• _STATED EXERCISE_
Print nothing but the lines from the start of the listing below through the line that contains "const yTicks = [0, 20, 40, 60, 80];". Do not include the pictures.

• _RAW DATA_
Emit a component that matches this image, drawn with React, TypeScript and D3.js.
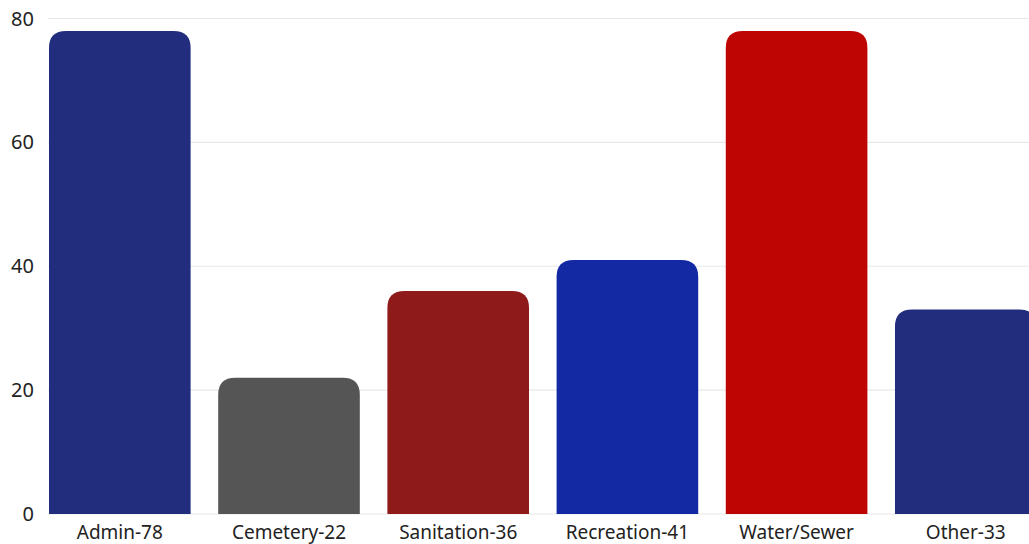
import React from "react";
import * as d3 from "d3";

const categories = ["Admin-78", "Cemetery-22", "Sanitation-36", "Recreation-41", "Water/Sewer", "Other-33"];
const values = [78, 22, 36, 41, 78, 33];
const colors = ["#222d7e", "#555555", "#8f1a1a", "#1329a3", "#bf0404", "#222d7e"];
const yTicks = [0, 20, 40, 60, 80];

const W = 1029;
const H = 544;

function topRounded(x: number, y: number, w: number, h: number, r: number) {
  const rr = Math.min(r, w / 2, h);
  return `M${x},${y + h}V${y + rr}Q${x},${y} ${x + rr},${y}H${x + w - rr}Q${x + w},${y} ${x + w},${y + rr}V${y + h}Z`;
}

export default function App() {
  const x = d3.scaleBand<string>().domain(categories).range([49, 1036.6]).paddingInner(0.163).paddingOuter(0);
  const y = d3.scaleLinear().domain([0, 80]).range([514, 18.5]);
  const font = "'Noto Sans', sans-serif";
  return (
    <svg width={W} height={H} style={{ position: "absolute", left: 0, top: 0, background: "#fff" }}>
      {yTicks.map((t) => (
        <g key={t}>
          <line x1={48} x2={W} y1={y(t)} y2={y(t)} stroke="#e8e8e8" strokeWidth={1.2} />
          <text x={34} y={y(t)} dy="0.35em" textAnchor="end" fontFamily={font} fontSize={20} fill="#222">
            {t}
          </text>
        </g>
      ))}
      {categories.map((c, i) => (
        <path
          key={c}
          d={topRounded(x(c)!, y(values[i]), x.bandwidth(), y(0) - y(values[i]), 17)}
          fill={colors[i]}
        />
      ))}
      {categories.map((c) => (
        <text
          key={c}
          x={x(c)! + x.bandwidth() / 2}
          y={532}
          dy="0.35em"
          textAnchor="middle"
          fontFamily={font}
          fontSize={19}
          fill="#222"
        >
          {c}
        </text>
      ))}
    </svg>
  );
}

• _FINISHED ANSWER_
Emit a component that matches this image, drawn with React, TypeScript and D3.js.
import React from "react";
import * as d3 from "d3";

const categories = ["Admin-78", "Cemetery-22", "Sanitation-36", "Recreation-41", "Water/Sewer", "Other-33"];
const values = [78, 22, 36, 41, 78, 33];
const colors = ["#222d7e", "#555555", "#8f1a1a", "#1329a3", "#bf0404", "#222d7e"];
const yTicks = [0, 20, 40, 60, 80];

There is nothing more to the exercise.